The maravedí (Spanish pronunciation: [maɾaβ̞eˈð̞i]) was the name of various Iberian coins of gold and then silver between the 11th and 14th centuries and the name of different Iberian accounting units between the 11th and 19th centuries.
The word maravedí comes from marabet or marabotin, a variety of the gold dinar struck in Spain by, and named after, the Moorish Almoravids (Arabic المرابطون al-Murābitũn, sing. مرابط Murābit). The Spanish word maravedí is unusual in having three documented plural forms: maravedís, maravedíes and maravedises. The first one is the most straightforward, the second is a variant plural formation found commonly in words ending with a stressed -í, whereas the third is the most unusual and the least recommended (Real Academia Española's Diccionario panhispánico de dudas labels it "vulgar in appearance").
The gold dinar was first struck in Spain under Abd-ar-Rahman III, Emir of Córdoba (912-961). During the 11th century, the dinar became known as the morabit, morabotin or morabetino throughout Europe. In the 12th century, it was copied by the Christian rulers Ferdinand II of León (1157–1188) and Alphonso VIII of Castile (1158–1214). Alfonso's gold marabotin or maravedí retained inscriptions in Arabic but had the letters ALF at the bottom. Ferdinand's gold maravedí weighed about 3.8 g.
The gold content of the maravedí fell to a gram during the reign of James I of Aragon (1213–1276), and it kept falling, eventually becoming a silver coin under Alfonso X of Castile (1252–1284). By this time the word maravedí was being used for a specific coin officially, for any coin colloquially, and as a synonym for money itself, resulting in a certain confusion in interpreting 13th-century references to money, values, and coinage.
Alfonso X, for example, made three issues of vellón, in each of which the new coin was called a maravedí. His basic silver coin of 1258-1271 was also called a maravedí (maravedí de plata). It weighed 6.00 g and contained 3.67 g of fine silver. It was worth 30 dineros. At that time, the money of account was the Maravedí of 15 Sueldos or 180 Dineros, so that one maravedí as an accounting unit was worth six silver maravedí coins.
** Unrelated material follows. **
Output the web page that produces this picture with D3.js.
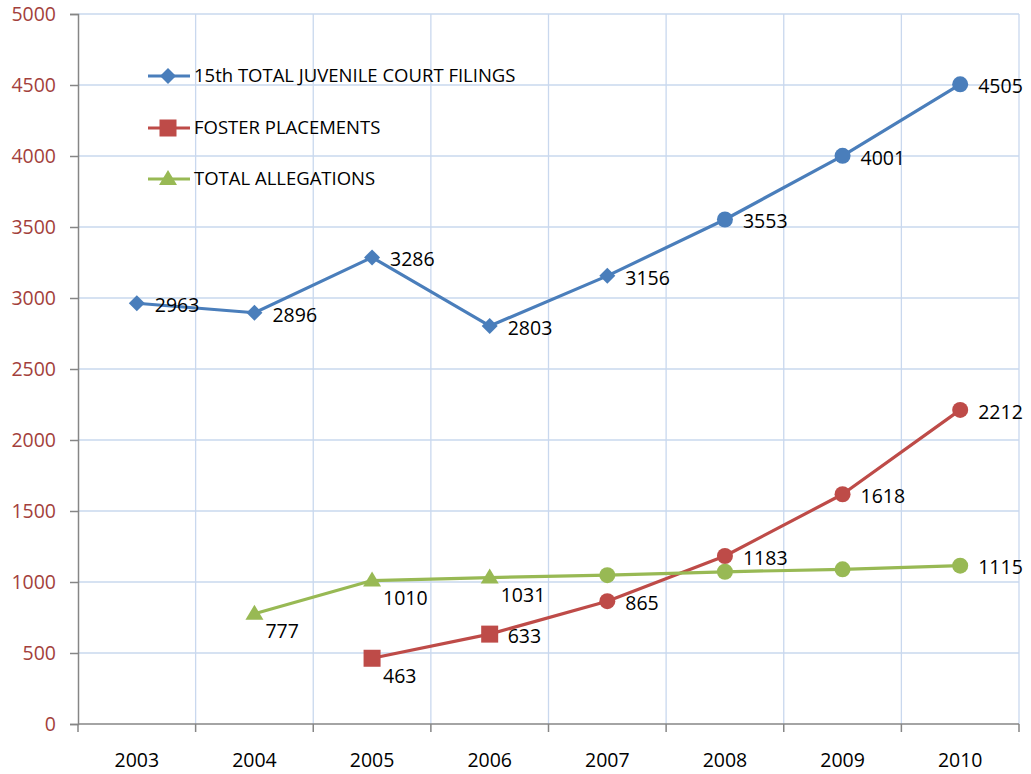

The silver maravedí money of account represented (according to one interpretation) about 22 g of silver in 1258. This had fallen to 11 g by 1271, to 3 g by 1286, and to 1.91 g in 1303. The gold maravedí had disappeared as a money of account by 1300. The maravedí de plata (silver maravedí) gradually came to be used as money of account for larger sums, for the value of gold coins, and for the mint price of silver, and eventually it supplanted the sueldo as the main accounting unit. Alfonso XI (1312–1350) did not call any of his coins a maravedí, and henceforth the term was used only as a unit of account and not as the name of a coin.
The 15th century was one of extreme monetary confusion in Castile, reaching a peak under Henry IV (1454–1474). The monetary system was finally reformed and stabilized under Ferdinand and Isabella, when they issued the Ordinance of Medina del Campo, June 2, 1497. The reform was completed by Charles I when he replaced the ducado with the escudo as the standard gold coin in 1537. The maravedí then became the smallest Spanish unit of account, the thirty-fourth part of a real. In the new world, nonetheless, there are documents which testify to the reduction of their value to less than the thirtieth part of a real. This reduction was on account of the cost and risk of their transportation from Spain, before the establishment of the first mint houses of Mexico and Santo Domingo. The maravedí remained a money of account in Spain until 1847.
After the discovery of America, copper maravedís, along with silver reales, were the first coins struck in Spain for the purpose of circulation in the New World colonies. These coins, minted with a special design for specific use of the Americas, were first coined in Seville in 1505 for shipment to the colonial island of Hispaniola the following year, thus giving these coins their distinction as the first coins for the New World. By 1531 these coins were still being minted, by now in both Seville and Burgos, and subsequent shipments have been confirmed to other areas such as: Mexico, Panama and Puerto Rico. These maravedís were used as Spanish Colonial change for smaller transactions and after mints were later established in the New World, in both Mexico (ordered in 1535, production began in 1536) and Santo Domingo (ordered in 1536, production began in 1542), coins of this type were also minted there.